Centola claims that even the corporate structure of banks abroad facilitates the entry of Brazilian capital. “In most cases, the capital is quite dispersed. When you buy a stake of 10% to 15%, in practice, you act as a controller. You will have most seats on the board, for example”.
Alexandre Espirito Santo, chief economist at Órama Investimentos, also believes that it can increase the attention of Brazilian banks to markets abroad. “I think it’s very reasonable. It’s not necessarily what will happen. But in addition to being solid, the banks here are profitable, so it becomes something possible.”
Another characteristic of the Brazilian market that may begin to be noticed abroad is its concentration. Espírito Santo recalls that the banking segment in the United States is still quite fragmented.

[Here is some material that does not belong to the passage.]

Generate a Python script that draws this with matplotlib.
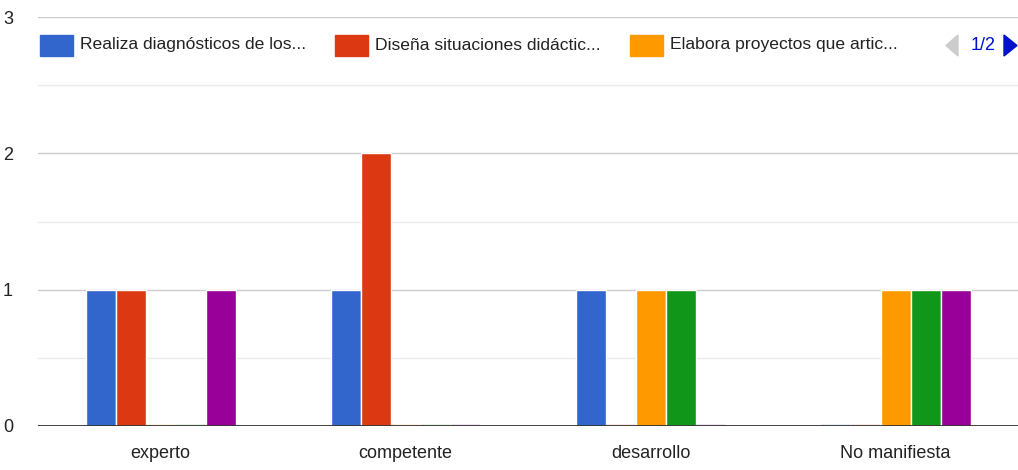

“In the 2008 crisis, more than a thousand banks went bankrupt there. Even so, around 30% of deposits are in the hands of smaller banks”, says the economist at Órama.
What are the causes of the crisis?
In the United States, the reason for the failure of medium-sized banks, such as SVB, is basically the recent rise in interest rates in the country, and the impact of this movement on the banks’ balance sheets.
Centola, from Banco Master, explains that SVB had long-term US Treasury bonds in its portfolio. As interest rates rise, these bonds lose their value. And banks need to mark these securities to market, that is, update this loss in value of the securities in their results.
“If the bank held this bond until maturity, it would not have any problem. But when this loss of value on the balance sheet was noticed by the market, many customers rushed to withdraw their funds from the SVB. The bank had to sell its bonds with depreciated values . This created a liquidity crunch,” says Centola.
In an analysis on the subject, Bruce Barbosa, founder of Nord Research, says that “any trading desk intern” would realize that the SVB would have problems with its resource allocation strategy. “Since the 1980s there has not been such a big squeeze on interest rates in the United States. The banks are not knowing how to deal with it”, says Barbosa.
Credit Suisse’s case is different, says Centola. “They have one more image problem, after so many scandals and losses since last year. Customers and the market no longer feel safe in the bank”.
To ensure that SVB and Signature Bank customers would run out of funds, the Fed made $25 billion available for this purpose. This type of help raises questions even among market agents.
For Espírito Santo, from Órama, this movement by central banks carries the concept of “moral risk”. “The bank does a lot of silly things, and ends up being ‘rewarded’ with a salvation. The point is that central banks and governments need to make choices. If the banks start to fail, the real economy collapses.”
He says that the biggest risk of a bank failing is the ripple effect it will have on companies, with a lack of resources to pay employees and suppliers.
For Centola, on this point, Brazil also has a mechanism that should be a global reference. “The FGC (Credit Guarantee Fund) is set up by the banks themselves, and guarantees deposits of up to R$250,000. The big problem is when a central bank wants to guarantee all deposits. Then the system believes it can run any type of risk , which will be saved”, says the Master’s partner.
The model for supporting First Republic Bank is as close to ideal as possible, says Centola. “I also believe that it is necessary to have some kind of counterpart when a bank is assisted”. In this sense, the FRC announced this Friday the suspension of dividend payments, which dropped the bank’s shares.